A record existing in your provider UI does not guarantee the world sees it yet. Query the hostname from outside your network and check the current public answer. If you need a workflow for that, use DNS Propagation Checker Guide: How to Verify Record Changes and Troubleshoot Delays.

5. CDN or proxy features are not masking the real target

If your DNS provider supports proxying, acceleration, or edge masking, temporarily confirm whether Netlify can still validate the hostname properly through that layer. In many setups, DNS-only mode is the safer choice during initial verification.

6. The primary domain setting matches your intended canonical host

If both example.com and www.example.com are attached, make sure the preferred one is selected as primary in Netlify. Then test redirects in a browser and with a command-line request to confirm behavior is consistent.

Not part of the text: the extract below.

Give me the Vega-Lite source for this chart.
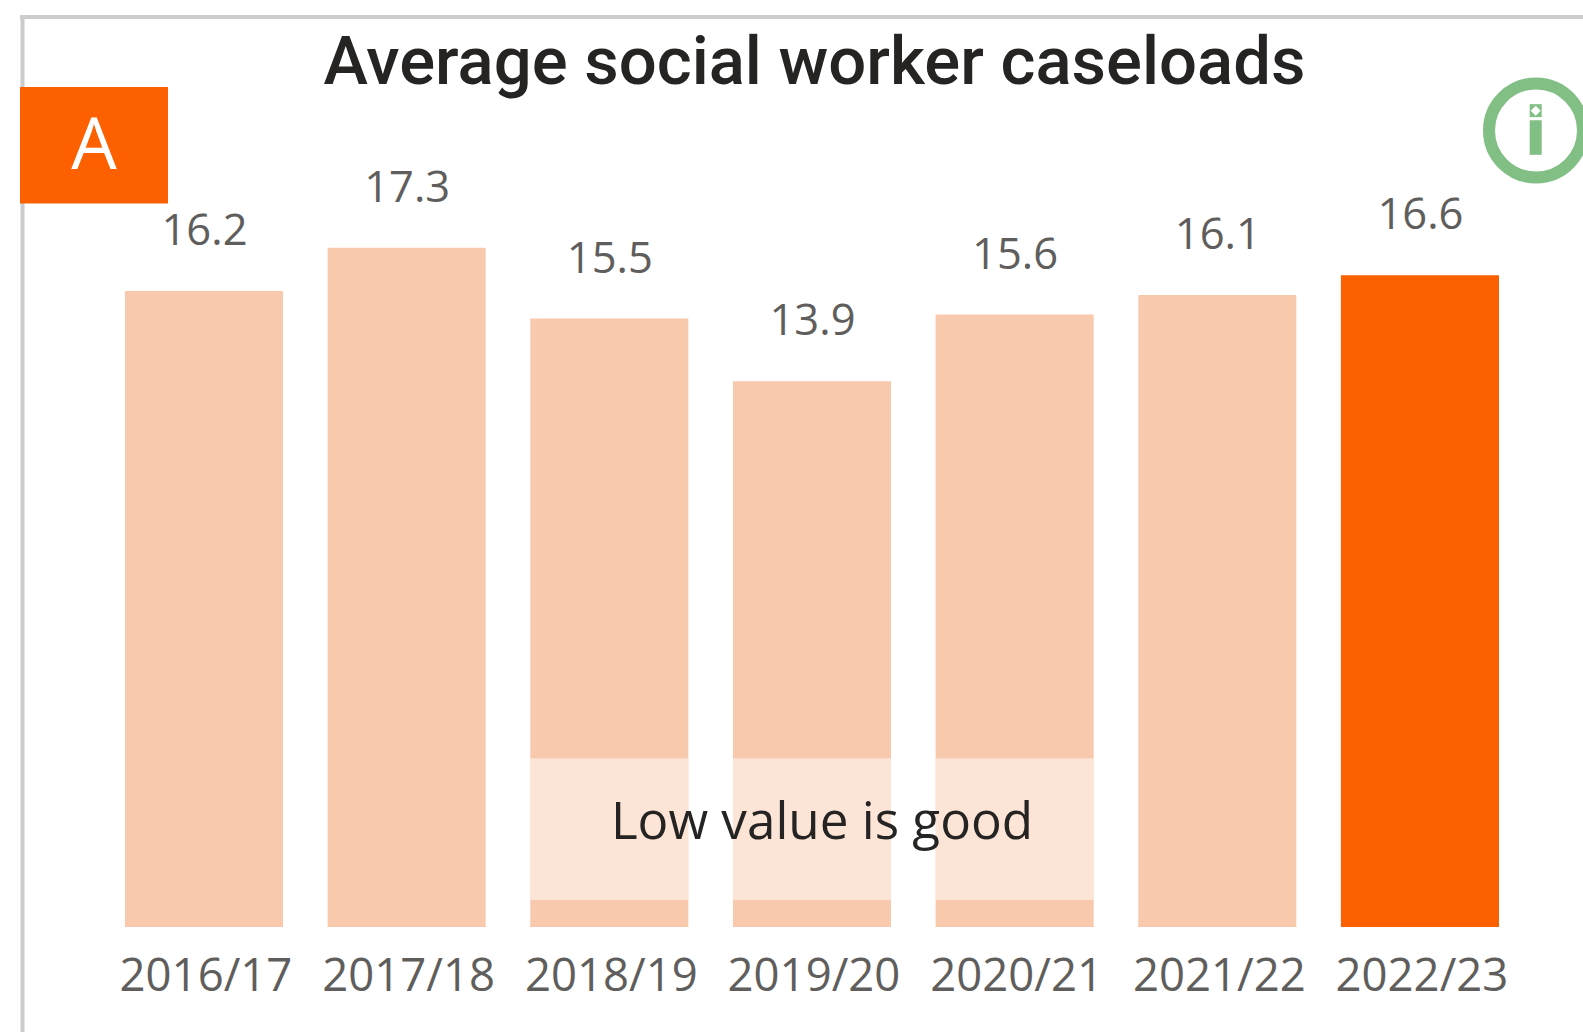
{
"$schema":"https://vega.github.io/schema/vega-lite/v6.json",
"width":1561,"height":1015,
"padding":{"left":22,"top":17,"right":0,"bottom":0},
"autosize":{"type":"none"},
"background":"white",
"config":{"view":{"stroke":null}},
"title":{"text":"Average social worker caseloads","font":"Roboto","fontSize":67,"fontWeight":500,"color":"#252423","anchor":"middle","dx":12,"offset":-136,"baseline":"alphabetic"},
"data":{"values":[
{"year":"2016/17","value":16.2,"period":"past"},
{"year":"2017/18","value":17.3,"period":"past"},
{"year":"2018/19","value":15.5,"period":"past"},
{"year":"2019/20","value":13.9,"period":"past"},
{"year":"2020/21","value":15.6,"period":"past"},
{"year":"2021/22","value":16.1,"period":"past"},
{"year":"2022/23","value":16.6,"period":"current"}
]},
"resolve":{"scale":{"x":"independent"}},
"layer":[
{"encoding":{
  "x":{"field":"year","type":"nominal","sort":null,"scale":{"type":"band","range":[80.65,1499.3],"paddingInner":0.22,"paddingOuter":0.11},
    "axis":{"title":null,"offset":-105,"domain":false,"ticks":false,"grid":false,"labelAngle":0,"labelFont":"Open Sans","labelFontSize":45.5,"labelColor":"#605e5c","labelPadding":63,"labelOffset":2,"labelOverlap":false,"labelFlush":false,"labelBaseline":"alphabetic","labelBound":false}},
  "y":{"field":"value","type":"quantitative","scale":{"domain":[-2.674,23.18],"nice":false,"zero":false},
    "axis":{"title":null,"labels":false,"ticks":false,"grid":false,"domain":true,"domainColor":"#cccccc","domainWidth":4}}
 },
 "layer":[
  {"mark":{"type":"bar"},"encoding":{"color":{"field":"period","type":"nominal","legend":null,"scale":{"domain":["past","current"],"range":["#f9c9ae","#fd6000"]}}}},
  {"transform":[{"filter":"datum.year >= '2018/19' && datum.year <= '2020/21'"}],"mark":{"type":"bar","fill":"white","opacity":0.5},
   "encoding":{"y":{"datum":4.3},"y2":{"datum":0.69}}},
  {"mark":{"type":"text","font":"Open Sans","fontSize":43.5,"color":"#605e5c","baseline":"alphabetic","dy":-46,"dx":0.5},"encoding":{"text":{"field":"value","type":"quantitative","format":".1f"}}}
 ]},
{"data":{"values":[{"note":"Low value is good"}]},
 "mark":{"type":"text","font":"Open Sans","fontSize":51.2,"color":"#252423","baseline":"alphabetic","dx":10},
 "encoding":{"x":{"datum":"2019/20","scale":{"type":"band","domain":["2016/17","2017/18","2018/19","2019/20","2020/21","2021/22","2022/23"],"range":[80.65,1499.3],"paddingInner":0.22,"paddingOuter":0.11},"axis":null},
   "y":{"datum":2.24},"text":{"field":"note"}}},
{"data":{"values":[{"frame":"top","badge":"A"}]},
 "encoding":{"x":{"datum":0,"type":"quantitative","scale":{"domain":[0,1561],"nice":false,"zero":false},"axis":null}},
 "layer":[
  {"mark":{"type":"rule","color":"#cccccc","strokeWidth":4},"encoding":{"x":{"datum":-2,"type":"quantitative"},"x2":{"datum":1561},"y":{"datum":23.18}}},
  {"mark":{"type":"rect","color":"#fd6000"},"encoding":{"x":{"datum":-2,"type":"quantitative"},"x2":{"datum":146},"y":{"datum":21.4},"y2":{"datum":18.43}}},
  {"mark":{"type":"text","font":"Open Sans","fontSize":72,"color":"white","baseline":"alphabetic"},"encoding":{"x":{"datum":72,"type":"quantitative"},"y":{"datum":19.31},"text":{"field":"badge"}}},
  {"mark":{"type":"point","shape":"circle","filled":false,"size":8836,"stroke":"#82bf85","strokeWidth":12,"opacity":1},"encoding":{"x":{"datum":1514,"type":"quantitative"},"y":{"datum":20.29}}},
  {"mark":{"type":"rect","color":"#82bf85"},"encoding":{"x":{"datum":1507.7,"type":"quantitative"},"x2":{"datum":1519.7},"y":{"datum":20.55},"y2":{"datum":19.67}}},
  {"mark":{"type":"rect","color":"#82bf85"},"encoding":{"x":{"datum":1507.7,"type":"quantitative"},"x2":{"datum":1519.7},"y":{"datum":20.96},"y2":{"datum":20.63}}},
  {"mark":{"type":"point","shape":"diamond","filled":true,"size":100,"color":"white","opacity":1},"encoding":{"x":{"datum":1513.7,"type":"quantitative"},"y":{"datum":20.795}}}
 ]}
]
}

7. SSL is waiting on DNS, not broken by itself

In most cases, SSL provisioning problems are downstream of DNS problems. If the hostname does not resolve correctly, certificate issuance cannot complete. Fix resolution first, then recheck SSL status.

8. Email records were preserved during any DNS move

If you switched nameservers to Netlify DNS, test email flow and confirm that your MX and TXT records still exist. Teams often notice broken web traffic quickly, but missed mail records may go unnoticed until messages start bouncing or authentication fails.

Common mistakes

This section is the short list to scan when you are under time pressure.

Changing nameservers when you only meant to add one record

If your goal is just to connect a site, you may only need to add a CNAME or apex alias at your current provider. A nameserver migration is larger and riskier.

Forgetting that apex and subdomain setups are different

The root domain and www do not always use the same record logic. A clean www setup does not automatically imply a clean apex setup.

Leaving old records active

Old hosting records are one of the biggest causes of inconsistent behavior. A browser may hit one answer while another resolver gets something else. Remove stale records once you know the new target is correct.

Testing too early and assuming failure

DNS changes can take time to appear globally, and local caches can make the picture look worse. Check public resolution before cycling through more changes.

Mixing redirect logic across too many layers

You might have redirects in Netlify, your framework, your DNS provider, or the registrar. Pick the layer intentionally. If the browser is bouncing between hosts or protocols, simplify until one layer clearly owns the redirect behavior.

Ignoring non-web records during DNS migration

MX, TXT verification records, SPF, DKIM, DMARC, and service-specific CNAMEs are easy to overlook during a move to Netlify DNS. Make a full record inventory first.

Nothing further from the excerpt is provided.